A louder throat sound could tell the candidate: “Quicken your pace. We need to get your sound bite across before the evening news.
A loud, raspy cough complete with the hand gesture in front of the mouth could signal: “You’re dying out here! Go to your funny anecdote.”
Repeated coughing, followed by hacking and the sound of a deep intake of snot up into the nasal passages could mean: “I’m dying out here! Call an ambulance for me!”
We are barely scratching the surface about the opportunities available to the professional cougher. Of course it will only be a matter of time before these coughers realize the power they have over public discourse and band together to form their own industry in the communications field. They may even unionize: Professional Cough, Upper Respiratory Congestion, and Phlegm Workers at your service! This is a field that is crying out for more research: here’s a free suggestion for someone looking to do a master’s thesis if I ever heard one.
So, in conclusion, let us cough about ideas, but not wheeze about people. We should always strive to politely clear our throats at a low volume, but not raise our mucus in anger. After all, we are a civilized people who keep our snot to ourselves. Above all, we must remember: “Cough, hack, snort, cough, hworf!”
I think all of us who understand cough language know what I mean.
This is an idea that I have contemplated for decades.
The human cough is one form of communication that has not been exploited to its full potential. I have felt for many years that people who cough and clear their throats are actually conveying a message that normal words cannot describe. As a post nasal drip sufferer for many years, I have thought that there must be some way that these guttural sounds can be put to good use.
For example, we’ve all seen newsreel footage of a court trial from the 1930’s (ala the Lindbergh kidnapping case) in which we might have heard this bit of dialogue:
Prosecutor: Can you identify the person who stepped out of the bushes that night in this courtroom?
Witness: Yes, I can.
(A cough is heard in the background.)
Prosecutor: Let the record show that the witness is pointing to the defendant.
In this example, the cough broke the tension of the moment in the same way that several measures of organ music would rise up in a radio drama. This cough could not have happened by accident! This is why I believe that many people who cough in situations like this should be considered professionals who deserve compensation for their performance. Granted, they may believe they only do this to temporarily relieve a tickle in their throat, but they don’t realize that they are performing a valuable service for society.
The cough could be used on the job as a secret code between coworkers when their boss might be lurking nearby. If memory serves me correctly, this idea was used in an episode of Get Smart.
An even better example could be found in a political speech, when a political operative planted in the audience could transmit audience reaction to the politician even as the candidate delivers their speech.
A polite clearing of the throat could mean: “You’re doing good. Keep to your text.”
A louder throat sound could tell the candidate: “Quicken your pace. We need to get your sound bite across before the evening news.
A loud, raspy cough complete with the hand gesture in front of the mouth could signal: “You’re dying out here! Go to your funny anecdote.”

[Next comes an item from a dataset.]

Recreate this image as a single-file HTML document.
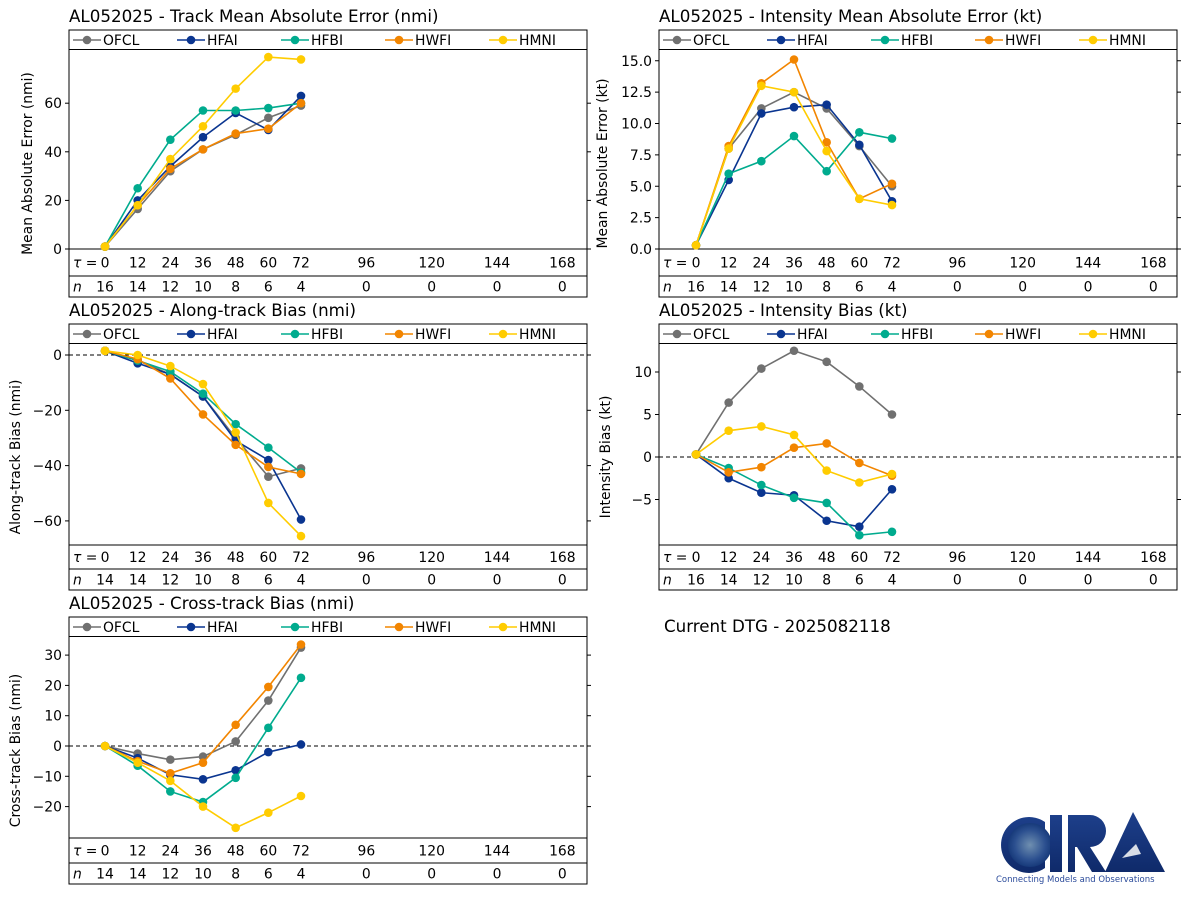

Repeated coughing, followed by hacking and the sound of a deep intake of snot up into the nasal passages could mean: “I’m dying out here! Call an ambulance for me!”
We are barely scratching the surface about the opportunities available to the professional cougher. Of course it will only be a matter of time before these coughers realize the power they have over public discourse and band together to form their own industry in the communications field. They may even unionize: Professional Cough, Upper Respiratory Congestion, and Phlegm Workers at your service! This is a field that is crying out for more research: here’s a free suggestion for someone looking to do a master’s thesis if I ever heard one.
So, in conclusion, let us cough about ideas, but not wheeze about people. We should always strive to politely clear our throats at a low volume, but not raise our mucus in anger. After all, we are a civilized people who keep our snot to ourselves. Above all, we must remember: “Cough, hack, snort, cough, hworf!”
I think all of us who understand cough language know what I mean.